The Future offers a glimpse of the thinking that has made the former Vice-President a go-to guy for the giants of Silicon Valley. Many high-ranking public officials make millions peddling their names and connections, but Gore, the subject of a new piece in the latest issue of TIME (available to subscribers here), has something extra, which the business world values at a steep premium. The late Steve Jobs installed him on Apple’s board, encouraged Gore’s regular interventions around company head­quarters in Cupertino, Calif., and compensated him with stock options that Gore recently exercised for nearly $30 million.

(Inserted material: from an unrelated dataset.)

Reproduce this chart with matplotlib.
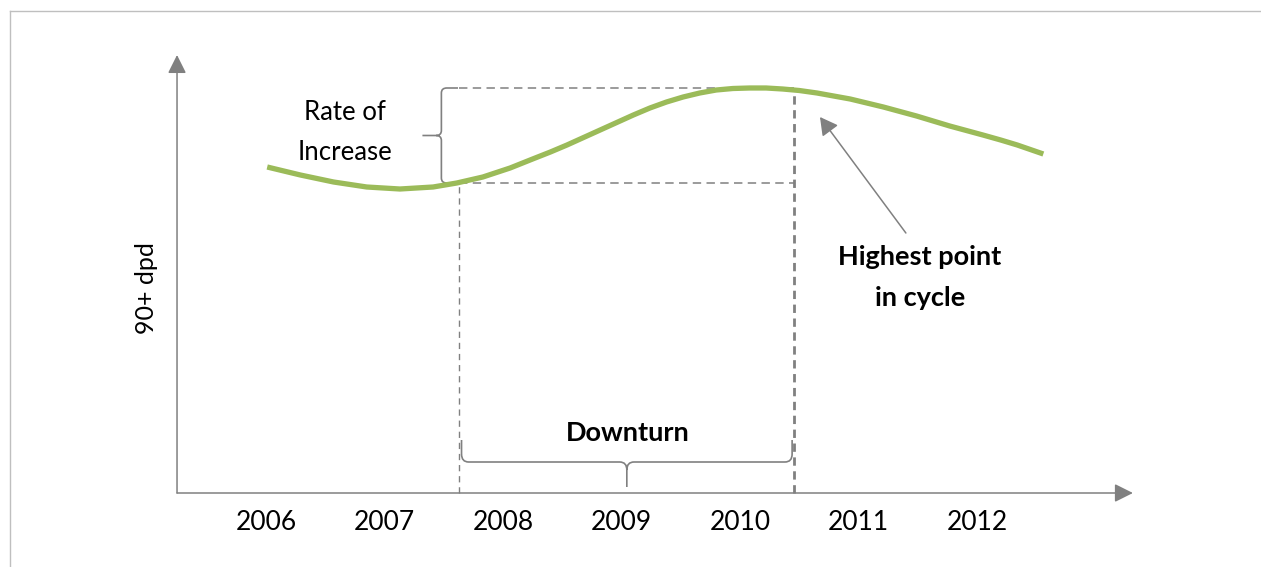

That check landed close behind Gore’s estimated $100 million profit on the sale of Current TV to al-Jazeera, a deal in the waning hours of 2012 that sent Gore bashers into orbit. Gore is also a co-founder, along with former Goldman Sachs executive David Blood, of Generation Investment Management, a private partnership that pursues what Gore calls sustainable capitalism. With more than $3.5 billion under management, the firm pursues Gore’s belief that companies prosper over the long haul if they pay attention to values beyond the quarterly earnings report.

(MORE: Viewpoint: Why Al-Jazeera’s Entry into the U.S. Is a Good Thing)

Through these and other enterprises, Gore has built his net worth to some $300 million, according to the scorekeepers at Forbes. By their measure, he is now richer than the renowned super­capitalist Mitt Romney.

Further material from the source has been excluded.